** BEGIN **

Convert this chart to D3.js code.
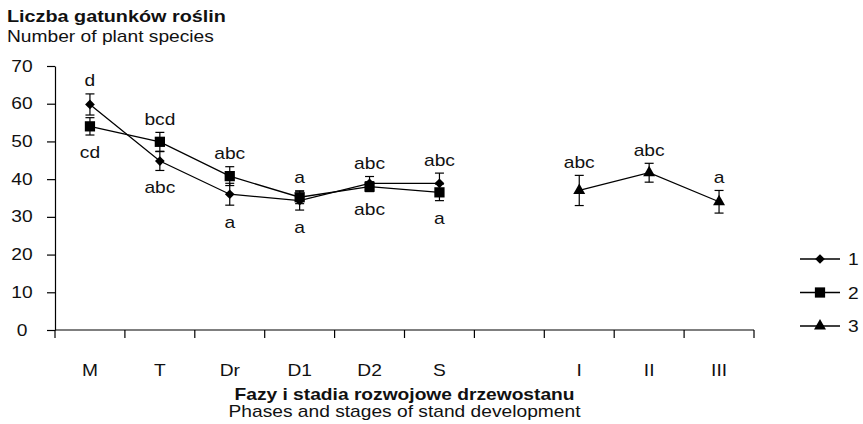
<!DOCTYPE html>
<html>
<head>
<meta charset="utf-8">
<script src="https://cdn.jsdelivr.net/npm/d3@7"></script>
<style>
  body { margin: 0; background: #fff; }
  svg text { font-family: Arial, "Liberation Sans", sans-serif; fill: #111; }
</style>
</head>
<body>
<svg width="863" height="424"></svg>
<script>
// categories (one empty slot between the two groups)
var categories = ["M", "T", "Dr", "D1", "D2", "S", "", "I", "II", "III"];
var yTicks = [0, 10, 20, 30, 40, 50, 60, 70];

var cats12 = ["M", "T", "Dr", "D1", "D2", "S"];
var mean1 = [59.8, 44.8, 36.0, 34.3, 38.9, 38.9];
var err1  = [2.8, 2.5, 2.9, 2.5, 1.8, 2.7];
var let1  = ["d", "abc", "a", "a", "abc", "abc"];

var mean2 = [54.0, 49.9, 40.8, 35.2, 38.0, 36.5];
var err2  = [2.3, 2.5, 2.5, 1.7, 1.3, 2.2];
var let2  = ["cd", "bcd", "abc", "a", "abc", "a"];

var cats3 = ["I", "II", "III"];
var mean3 = [37.0, 41.7, 34.0];
var err3  = [4.0, 2.5, 3.0];
var let3  = ["abc", "abc", "a"];

var SX = 1.2; // horizontal stretch of the original lettering

var svg = d3.select("svg"),
    margin = {top: 66, right: 109, bottom: 94, left: 55},
    width = 863 - margin.left - margin.right,
    height = 424 - margin.top - margin.bottom,
    g = svg.append("g").attr("transform", "translate(" + margin.left + "," + margin.top + ")");

function label(parent, x, y, s) {
  return parent.append("text")
    .attr("transform", "translate(" + x + "," + y + ") scale(" + SX + ",1)")
    .text(s);
}

var x = d3.scaleBand().domain(categories).range([0, width]);
var y = d3.scaleLinear().domain([0, 70]).range([height, 0]);
var cx = function(c) { return x(c) + x.bandwidth() / 2; };

// y axis
var ya = g.append("g").call(d3.axisLeft(y).tickValues(yTicks).tickSize(8).tickSizeOuter(0));
ya.selectAll("text").attr("x", null).attr("text-anchor", "middle")
  .attr("transform", "translate(" + (22 - margin.left) + ",0) scale(" + SX + ",1)")
  .style("font-size", "16px");
ya.select(".domain").attr("stroke-width", 1.2);
ya.selectAll("line").attr("stroke-width", 1.2);

// x axis: line + boundary ticks + centred labels
g.append("line").attr("x1", 0).attr("x2", width).attr("y1", height).attr("y2", height)
  .attr("stroke", "#000").attr("stroke-width", 1.2);
var bounds = categories.map(function(c) { return x(c); }).concat([width]);
g.selectAll(".xt").data(bounds).enter().append("line")
  .attr("x1", function(d) { return d; }).attr("x2", function(d) { return d; })
  .attr("y1", height).attr("y2", height + 8)
  .attr("stroke", "#000").attr("stroke-width", 1.2);

var xl = g.append("g").style("font-size", "16px").attr("text-anchor", "middle");
categories.forEach(function(c) { if (c) label(xl, cx(c), height + 46, c); });

// titles
label(svg, 7, 22, "Liczba gatunków roślin").style("font-size", "16.5px").style("font-weight", "bold");
label(svg, 7, 42, "Number of plant species").style("font-size", "16px");
var xt = svg.append("g").attr("text-anchor", "middle");
label(xt, margin.left + width / 2, 400, "Fazy i stadia rozwojowe drzewostanu").style("font-size", "16px").style("font-weight", "bold");
label(xt, margin.left + width / 2, 417, "Phases and stages of stand development").style("font-size", "16px");

// markers
var diamond = d3.symbol().type(d3.symbolDiamond2).size(60);
var square = d3.symbol().type(d3.symbolSquare).size(105);
var triangle = d3.symbol().type(d3.symbolTriangle).size(62);

var series = [
  {cats: cats12, mean: mean1, err: err1, lets: let1, sym: diamond},
  {cats: cats12, mean: mean2, err: err2, lets: let2, sym: square},
  {cats: cats3, mean: mean3, err: err3, lets: let3, sym: triangle}
];

var line = d3.line().x(function(d) { return cx(d.c); }).y(function(d) { return y(d.v); });

series.forEach(function(s) {
  var pts = s.cats.map(function(c, i) { return {c: c, v: s.mean[i], e: s.err[i], l: s.lets[i]}; });
  var sg = g.append("g");
  sg.append("path").datum(pts).attr("d", line).attr("fill", "none").attr("stroke", "#000").attr("stroke-width", 1.3);
  var eb = sg.selectAll(".eb").data(pts).enter().append("g");
  eb.append("line").attr("x1", function(d) { return cx(d.c); }).attr("x2", function(d) { return cx(d.c); })
    .attr("y1", function(d) { return y(d.v + d.e); }).attr("y2", function(d) { return y(d.v - d.e); });
  eb.append("line").attr("x1", function(d) { return cx(d.c) - 4.5; }).attr("x2", function(d) { return cx(d.c) + 4.5; })
    .attr("y1", function(d) { return y(d.v + d.e); }).attr("y2", function(d) { return y(d.v + d.e); });
  eb.append("line").attr("x1", function(d) { return cx(d.c) - 4.5; }).attr("x2", function(d) { return cx(d.c) + 4.5; })
    .attr("y1", function(d) { return y(d.v - d.e); }).attr("y2", function(d) { return y(d.v - d.e); });
  eb.selectAll("line").attr("stroke", "#000").attr("stroke-width", 1.2);
  sg.selectAll(".mk").data(pts).enter().append("path")
    .attr("d", s.sym)
    .attr("transform", function(d) { return "translate(" + cx(d.c) + "," + y(d.v) + ")"; })
    .attr("fill", "#000");
  s.pts = pts;
});

// significance letters: above the higher series, below the lower one
var lg = g.append("g").style("font-size", "16px").attr("text-anchor", "middle");
series.forEach(function(s, si) {
  s.pts.forEach(function(d, i) {
    var above = true;
    if (si < 2) {
      var other = series[1 - si].mean[i];
      above = d.v > other;
    }
    var yy = above ? y(d.v + d.e) - 7.5 : y(d.v - d.e) + 23;
    label(lg, cx(d.c), yy, d.l);
  });
});

// legend
var legend = svg.append("g").style("font-size", "16px");
series.forEach(function(s, i) {
  var ly = 259 + i * 33.5;
  var r = legend.append("g").attr("transform", "translate(800," + ly + ")");
  r.append("line").attr("x1", 0).attr("x2", 40).attr("stroke", "#000").attr("stroke-width", 1.3);
  r.append("path").attr("d", s.sym).attr("transform", "translate(20,0)").attr("fill", "#000");
  label(r, 48, 6, String(i + 1));
});
</script>
</body>
</html>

** END **

- _Prompt_
Copy nothing but the lines from the top of the material through the line holding "var SX = 1.2;", exactly as written; omit pictures.

- _Output_
Convert this chart to D3.js code.
<!DOCTYPE html>
<html>
<head>
<meta charset="utf-8">
<script src="https://cdn.jsdelivr.net/npm/d3@7"></script>
<style>
  body { margin: 0; background: #fff; }
  svg text { font-family: Arial, "Liberation Sans", sans-serif; fill: #111; }
</style>
</head>
<body>
<svg width="863" height="424"></svg>
<script>
// categories (one empty slot between the two groups)
var categories = ["M", "T", "Dr", "D1", "D2", "S", "", "I", "II", "III"];
var yTicks = [0, 10, 20, 30, 40, 50, 60, 70];

var cats12 = ["M", "T", "Dr", "D1", "D2", "S"];
var mean1 = [59.8, 44.8, 36.0, 34.3, 38.9, 38.9];
var err1  = [2.8, 2.5, 2.9, 2.5, 1.8, 2.7];
var let1  = ["d", "abc", "a", "a", "abc", "abc"];

var mean2 = [54.0, 49.9, 40.8, 35.2, 38.0, 36.5];
var err2  = [2.3, 2.5, 2.5, 1.7, 1.3, 2.2];
var let2  = ["cd", "bcd", "abc", "a", "abc", "a"];

var cats3 = ["I", "II", "III"];
var mean3 = [37.0, 41.7, 34.0];
var err3  = [4.0, 2.5, 3.0];
var let3  = ["abc", "abc", "a"];

var SX = 1.2; // horizontal stretch of the original lettering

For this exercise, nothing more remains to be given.